From a business continuity perspective, this should be led by someone responsible for operational continuity, not just IT. Project management office, operations leadership, or business continuity team. IT participates but doesn’t dictate.

This ensures business continuity perspective drives planning, not just technical perspective.

Developing your Project Online migration business continuity plan

Start with business continuity fundamentals:

Assess organizational dependency. Understand what you actually depend on in Project Online. Evaluate project management features criticality. Identify which features are essential, which are optional.

Define RTO and RPO. How quickly do you need operations restored? How much data loss is acceptable?

Develop a transition plan. Plan for parallel running. Plan data validation. Plan team training and change management.

Allocate an adequate timeline. Plan for 6-12 months, not 3-4 months.

Assign executive sponsorship. Ensure leadership is visibly supporting this as organizational priority.

Establish governance. Create a migration oversight structure. Track risks. Monitor progress. Escalate issues.

Contact Advaiya to develop a business continuity plan for your Project Online migration. We help mid-market organizations assess operational risks and plan migrations that maintain continuity.

Conclusion: Project Online retirement as business continuity opportunity

Project Online retirement isn’t just a technology problem. It’s a business continuity planning opportunity.

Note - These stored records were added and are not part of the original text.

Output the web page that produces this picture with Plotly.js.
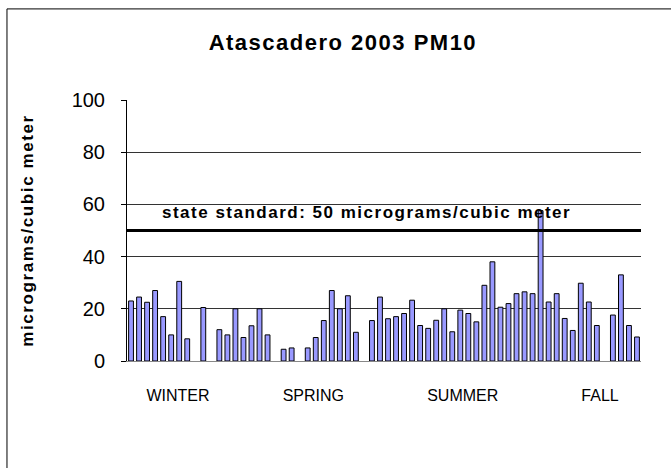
<!DOCTYPE html>
<html><head><meta charset="utf-8">
<script src="https://cdn.plot.ly/plotly-3.0.1.min.js"></script>
<style>
html,body{margin:0;padding:0;background:#fff;}
#chart{width:671px;height:468px;}
.gtitle{letter-spacing:1.5px;}
.ytitle{letter-spacing:1.6px;}
.annotation-text{letter-spacing:1.5px;}
</style></head><body><div id="chart"></div>
<script>
// PM10 samples, one slot per sampling day (null = no sample)
const pm10 = [
  23, 24.5, 22.5, 27, 17, 10, 30.5, 8.5, null, 20.5,
  null, 12, 10, 20, 9, 13.5, 20, 10, null, 4.5,
  5, null, 5, 9, 15.5, 27, 20, 25, 11, null,
  15.5, 24.5, 16.2, 17, 18.2, 23.3, 13.6, 12.5, 15.6, 20,
  11.2, 19.5, 18.2, 15, 29, 38, 20.6, 22, 25.8, 26.5,
  25.8, 57.6, 22.6, 25.8, 16.3, 11.7, 29.8, 22.6, 13.6, null,
  17.6, 33, 13.6, 9.2
];
const seasonLabels = ['WINTER', 'SPRING', 'SUMMER', 'FALL'];
const seasonTickPos = [5.85, 22.7, 41.3, 58.4];
const stateStandard = 50;
const standardLabel = 'state standard: 50 micrograms/cubic meter';
const yTicks = [0, 20, 40, 60, 80, 100];

const slots = pm10.map((_, i) => i);

const traces = [{
  type: 'bar',
  x: slots,
  y: pm10,
  width: 0.6,
  marker: {color: '#9999FF', line: {color: '#000000', width: 1}},
  hoverinfo: 'y'
}];

const layout = {
  width: 671, height: 468,
  margin: {l: 127, r: 30, t: 100, b: 107},
  paper_bgcolor: '#ffffff', plot_bgcolor: '#ffffff',
  showlegend: false,
  font: {family: 'Liberation Sans, Arial, sans-serif', color: '#000'},
  title: {
    text: '<b>Atascadero 2003 PM10</b>',
    font: {size: 22, family: 'Liberation Sans, Arial, sans-serif', color: '#000'},
    x: 0.511, xref: 'container', xanchor: 'center',
    y: 0.91, yref: 'container', yanchor: 'middle'
  },
  xaxis: {
    range: [-0.5, pm10.length - 0.5],
    tickmode: 'array', tickvals: seasonTickPos, ticktext: seasonLabels,
    ticks: '', showgrid: false, zeroline: false,
    showline: true, linecolor: '#888', linewidth: 1,
    tickfont: {size: 16},
    ticklabelstandoff: 20,
    fixedrange: true
  },
  yaxis: {
    range: [0, 100],
    tickmode: 'array', tickvals: yTicks,
    ticks: 'outside', ticklen: 5, tickcolor: '#000', tickwidth: 1,
    showline: true, linecolor: '#000', linewidth: 1,
    showgrid: true, gridcolor: '#333', gridwidth: 1,
    zeroline: false,
    tickfont: {size: 20},
    ticklabelstandoff: 12,
    title: {text: '<b>micrograms/cubic meter</b>', font: {size: 17}, standoff: 33},
    fixedrange: true
  },
  shapes: [
    {type: 'line', xref: 'paper', x0: 0, x1: 1, yref: 'y', y0: stateStandard, y1: stateStandard,
     line: {color: '#000', width: 3}},
    {type: 'rect', xref: 'paper', yref: 'paper', x0: -0.2335, x1: 1.2, y0: -0.6, y1: 1.349,
     line: {color: '#000', width: 1}, layer: 'below'}
  ],
  annotations: [{
    text: '<b>' + standardLabel + '</b>',
    xref: 'paper', x: 0.064, xanchor: 'left',
    yref: 'y', y: stateStandard, yanchor: 'middle', yshift: 18,
    showarrow: false,
    font: {size: 17, color: '#000'}
  }]
};

Plotly.newPlot('chart', traces, layout, {staticPlot: true, displayModeBar: false});
</script></body></html>
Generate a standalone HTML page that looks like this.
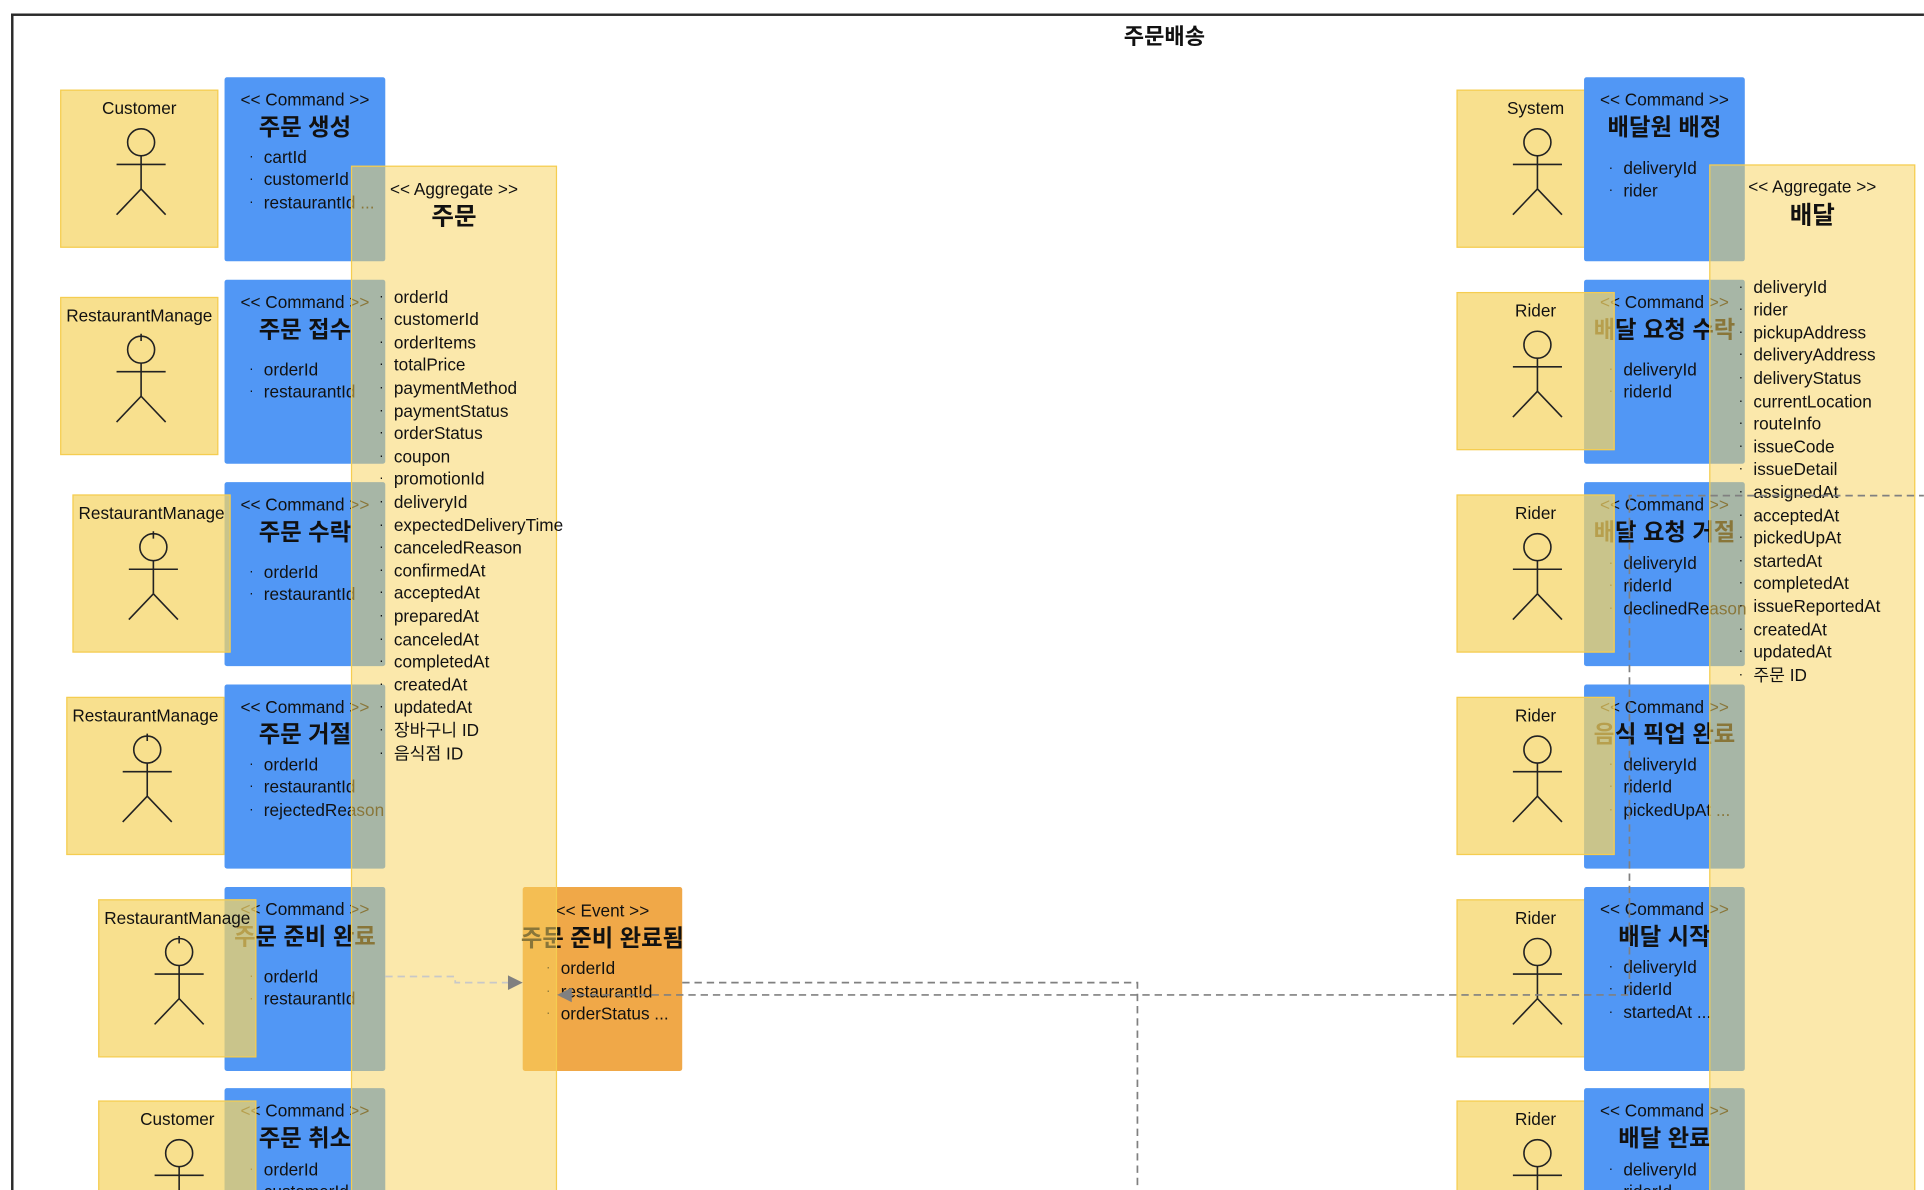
<!DOCTYPE html>
<html><head><meta charset="utf-8">
<style>
html,body{margin:0;padding:0;background:#fff;overflow:hidden}
body{width:1924px;height:1190px;position:relative;overflow:hidden}
#w{position:absolute;left:0;top:0;width:1568px;height:970px;overflow:hidden;transform:scale(1.2270,1.2268);transform-origin:0 0;font-family:"Liberation Sans","Noto Sans CJK KR",sans-serif;color:#111}
.frame{position:absolute;left:9px;top:11px;width:1600px;height:1000px;border-left:2px solid #2a2a2a;border-top:2px solid #2a2a2a}
.title{position:absolute;left:849px;width:200px;top:18px;text-align:center;font-weight:bold;font-size:18px;line-height:24px}
.cmd{position:absolute;z-index:2;width:131px;height:150px;background:#5197f5;border-radius:2px}
.st{position:absolute;left:50%;transform:translateX(-50%);top:9px;font-size:14px;line-height:18px;white-space:nowrap}
.tt{position:absolute;left:50%;transform:translateX(-50%);top:29px;font-size:19px;font-weight:bold;line-height:26px;white-space:nowrap}
.at{position:absolute;left:32px;font-size:14px;line-height:18.6px;white-space:nowrap}
.at div{position:relative}
.at div:before{content:"·";position:absolute;left:-12px;font-size:11px}
.agg{position:absolute;z-index:3;width:166px;height:900px;background:rgba(247,210,94,0.52);border:1.5px solid #f5cd50}
.act{position:absolute;z-index:4;width:127px;height:127px;background:rgba(245,213,100,0.73);border:1.5px solid #f5cd50}
.act.b{z-index:1}
.act .n{position:absolute;left:50%;transform:translateX(-50%);top:5px;font-size:14px;line-height:18px;white-space:nowrap}
.act svg{position:absolute;left:0;top:0}
.ev{position:absolute;z-index:2;left:426px;top:723px;width:130px;height:150px;background:#f0a848;border-radius:2px}
.ln{position:absolute;left:0;top:0;z-index:5}
</style></head><body><div id="w">
<div class="frame"></div>
<div class="title">주문배송</div>

<div class="cmd" style="left:183px;top:63px"><div class="st">&lt;&lt; Command &gt;&gt;</div><div class="tt">주문 생성</div><div class="at" style="top:55.7px"><div>cartId</div><div>customerId</div><div>restaurantId ...</div></div></div>
<div class="cmd" style="left:183px;top:228px"><div class="st">&lt;&lt; Command &gt;&gt;</div><div class="tt">주문 접수</div><div class="at" style="top:63.7px"><div>orderId</div><div>restaurantId</div></div></div>
<div class="cmd" style="left:183px;top:393px"><div class="st">&lt;&lt; Command &gt;&gt;</div><div class="tt">주문 수락</div><div class="at" style="top:63.7px"><div>orderId</div><div>restaurantId</div></div></div>
<div class="cmd" style="left:183px;top:558px"><div class="st">&lt;&lt; Command &gt;&gt;</div><div class="tt">주문 거절</div><div class="at" style="top:55.7px"><div>orderId</div><div>restaurantId</div><div>rejectedReason</div></div></div>
<div class="cmd" style="left:183px;top:723px"><div class="st">&lt;&lt; Command &gt;&gt;</div><div class="tt">주문 준비 완료</div><div class="at" style="top:63.7px"><div>orderId</div><div>restaurantId</div></div></div>
<div class="cmd" style="left:183px;top:887px"><div class="st">&lt;&lt; Command &gt;&gt;</div><div class="tt">주문 취소</div><div class="at" style="top:56.7px"><div>orderId</div><div>customerId</div></div></div>

<div class="cmd" style="left:1291px;top:63px"><div class="st">&lt;&lt; Command &gt;&gt;</div><div class="tt">배달원 배정</div><div class="at" style="top:64.7px"><div>deliveryId</div><div>rider</div></div></div>
<div class="cmd" style="left:1291px;top:228px"><div class="st">&lt;&lt; Command &gt;&gt;</div><div class="tt">배달 요청 수락</div><div class="at" style="top:63.7px"><div>deliveryId</div><div>riderId</div></div></div>
<div class="cmd" style="left:1291px;top:393px"><div class="st">&lt;&lt; Command &gt;&gt;</div><div class="tt">배달 요청 거절</div><div class="at" style="top:56.7px"><div>deliveryId</div><div>riderId</div><div>declinedReason</div></div></div>
<div class="cmd" style="left:1291px;top:558px"><div class="st">&lt;&lt; Command &gt;&gt;</div><div class="tt">음식 픽업 완료</div><div class="at" style="top:55.7px"><div>deliveryId</div><div>riderId</div><div>pickedUpAt ...</div></div></div>
<div class="cmd" style="left:1291px;top:723px"><div class="st">&lt;&lt; Command &gt;&gt;</div><div class="tt">배달 시작</div><div class="at" style="top:55.7px"><div>deliveryId</div><div>riderId</div><div>startedAt ...</div></div></div>
<div class="cmd" style="left:1291px;top:887px"><div class="st">&lt;&lt; Command &gt;&gt;</div><div class="tt">배달 완료</div><div class="at" style="top:56.7px"><div>deliveryId</div><div>riderId</div></div></div>

<div class="ev"><div class="st" style="top:10px">&lt;&lt; Event &gt;&gt;</div><div class="tt" style="top:30px">주문 준비 완료됨</div><div class="at" style="left:31px;top:57px"><div>orderId</div><div>restaurantId</div><div>orderStatus ...</div></div></div>

<div class="agg" style="left:286px;top:135px"><div class="st" style="top:9px">&lt;&lt; Aggregate &gt;&gt;</div><div class="tt" style="top:28px;font-size:20px">주문</div>
<div class="at" style="left:34px;top:96.7px"><div>orderId</div><div>customerId</div><div>orderItems</div><div>totalPrice</div><div>paymentMethod</div><div>paymentStatus</div><div>orderStatus</div><div>coupon</div><div>promotionId</div><div>deliveryId</div><div>expectedDeliveryTime</div><div>canceledReason</div><div>confirmedAt</div><div>acceptedAt</div><div>preparedAt</div><div>canceledAt</div><div>completedAt</div><div>createdAt</div><div>updatedAt</div><div>장바구니 ID</div><div>음식점 ID</div></div></div>
<div class="agg" style="left:1393px;top:134px"><div class="st" style="top:8px">&lt;&lt; Aggregate &gt;&gt;</div><div class="tt" style="top:28px;font-size:20px">배달</div>
<div class="at" style="left:35px;top:89.7px"><div>deliveryId</div><div>rider</div><div>pickupAddress</div><div>deliveryAddress</div><div>deliveryStatus</div><div>currentLocation</div><div>routeInfo</div><div>issueCode</div><div>issueDetail</div><div>assignedAt</div><div>acceptedAt</div><div>pickedUpAt</div><div>startedAt</div><div>completedAt</div><div>issueReportedAt</div><div>createdAt</div><div>updatedAt</div><div>주문 ID</div></div></div>

<div class="act" style="left:49px;top:73px"><div class="n">Customer</div><svg width="129" height="129"><g stroke="#222" stroke-width="1.3" fill="none"><circle cx="65" cy="42" r="11"/><line x1="65" y1="53" x2="65" y2="80"/><line x1="45" y1="60" x2="85" y2="60"/><line x1="65" y1="80" x2="45" y2="101"/><line x1="65" y1="80" x2="85" y2="101"/></g></svg></div>
<div class="act" style="left:49px;top:242px"><div class="n">RestaurantManage</div><svg width="129" height="129"><g stroke="#222" stroke-width="1.3" fill="none"><circle cx="65" cy="42" r="11"/><line x1="65" y1="29" x2="65" y2="35"/><line x1="65" y1="53" x2="65" y2="80"/><line x1="45" y1="60" x2="85" y2="60"/><line x1="65" y1="80" x2="45" y2="101"/><line x1="65" y1="80" x2="85" y2="101"/></g></svg></div>
<div class="act" style="left:59px;top:403px"><div class="n">RestaurantManage</div><svg width="129" height="129"><g stroke="#222" stroke-width="1.3" fill="none"><circle cx="65" cy="42" r="11"/><line x1="65" y1="29" x2="65" y2="35"/><line x1="65" y1="53" x2="65" y2="80"/><line x1="45" y1="60" x2="85" y2="60"/><line x1="65" y1="80" x2="45" y2="101"/><line x1="65" y1="80" x2="85" y2="101"/></g></svg></div>
<div class="act" style="left:54px;top:568px"><div class="n">RestaurantManage</div><svg width="129" height="129"><g stroke="#222" stroke-width="1.3" fill="none"><circle cx="65" cy="42" r="11"/><line x1="65" y1="29" x2="65" y2="35"/><line x1="65" y1="53" x2="65" y2="80"/><line x1="45" y1="60" x2="85" y2="60"/><line x1="65" y1="80" x2="45" y2="101"/><line x1="65" y1="80" x2="85" y2="101"/></g></svg></div>
<div class="act" style="left:80px;top:733px"><div class="n">RestaurantManage</div><svg width="129" height="129"><g stroke="#222" stroke-width="1.3" fill="none"><circle cx="65" cy="42" r="11"/><line x1="65" y1="29" x2="65" y2="35"/><line x1="65" y1="53" x2="65" y2="80"/><line x1="45" y1="60" x2="85" y2="60"/><line x1="65" y1="80" x2="45" y2="101"/><line x1="65" y1="80" x2="85" y2="101"/></g></svg></div>
<div class="act" style="left:80px;top:897px"><div class="n">Customer</div><svg width="129" height="129"><g stroke="#222" stroke-width="1.3" fill="none"><circle cx="65" cy="42" r="11"/><line x1="65" y1="53" x2="65" y2="80"/><line x1="45" y1="60" x2="85" y2="60"/><line x1="65" y1="80" x2="45" y2="101"/><line x1="65" y1="80" x2="85" y2="101"/></g></svg></div>

<div class="act b" style="left:1187px;top:73px"><div class="n">System</div><svg width="129" height="129"><g stroke="#222" stroke-width="1.3" fill="none"><circle cx="65" cy="42" r="11"/><line x1="65" y1="53" x2="65" y2="80"/><line x1="45" y1="60" x2="85" y2="60"/><line x1="65" y1="80" x2="45" y2="101"/><line x1="65" y1="80" x2="85" y2="101"/></g></svg></div>
<div class="act" style="left:1187px;top:238px"><div class="n">Rider</div><svg width="129" height="129"><g stroke="#222" stroke-width="1.3" fill="none"><circle cx="65" cy="42" r="11"/><line x1="65" y1="53" x2="65" y2="80"/><line x1="45" y1="60" x2="85" y2="60"/><line x1="65" y1="80" x2="45" y2="101"/><line x1="65" y1="80" x2="85" y2="101"/></g></svg></div>
<div class="act" style="left:1187px;top:403px"><div class="n">Rider</div><svg width="129" height="129"><g stroke="#222" stroke-width="1.3" fill="none"><circle cx="65" cy="42" r="11"/><line x1="65" y1="53" x2="65" y2="80"/><line x1="45" y1="60" x2="85" y2="60"/><line x1="65" y1="80" x2="45" y2="101"/><line x1="65" y1="80" x2="85" y2="101"/></g></svg></div>
<div class="act" style="left:1187px;top:568px"><div class="n">Rider</div><svg width="129" height="129"><g stroke="#222" stroke-width="1.3" fill="none"><circle cx="65" cy="42" r="11"/><line x1="65" y1="53" x2="65" y2="80"/><line x1="45" y1="60" x2="85" y2="60"/><line x1="65" y1="80" x2="45" y2="101"/><line x1="65" y1="80" x2="85" y2="101"/></g></svg></div>
<div class="act b" style="left:1187px;top:733px"><div class="n">Rider</div><svg width="129" height="129"><g stroke="#222" stroke-width="1.3" fill="none"><circle cx="65" cy="42" r="11"/><line x1="65" y1="53" x2="65" y2="80"/><line x1="45" y1="60" x2="85" y2="60"/><line x1="65" y1="80" x2="45" y2="101"/><line x1="65" y1="80" x2="85" y2="101"/></g></svg></div>
<div class="act b" style="left:1187px;top:897px"><div class="n">Rider</div><svg width="129" height="129"><g stroke="#222" stroke-width="1.3" fill="none"><circle cx="65" cy="42" r="11"/><line x1="65" y1="53" x2="65" y2="80"/><line x1="45" y1="60" x2="85" y2="60"/><line x1="65" y1="80" x2="45" y2="101"/><line x1="65" y1="80" x2="85" y2="101"/></g></svg></div>

<svg class="ln" width="1568" height="970">
<g fill="none" stroke-width="1.4" stroke-dasharray="6,4">
<polyline points="314,796 371,796 371,801 414,801" stroke="#c8c8c8"/>
<polyline points="556,801 927,801 927,975" stroke="#808080"/>
<polyline points="1570,404 1328,404 1328,811 466,811" stroke="#808080"/>
</g>
<polygon points="414,795 426,801 414,807" fill="#808080"/>
<polygon points="466,805 454,811 466,817" fill="#808080"/>
</svg>
</div></body></html>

Organizations that approach Project Online migration as business continuity issue assessing risks, identifying critical success factors, developing structured transition plans emerge with modernized project management systems, trained teams, and maintained operational continuity.

Organizations that treat migration as IT project rushing implementation, skipping validation, minimizing change management often experience operational disruption that could have been prevented.

The difference isn’t the technology. The difference is planning.

Start planning your Project Online migration business continuity strategy now. Your organization’s operational continuity depends on it.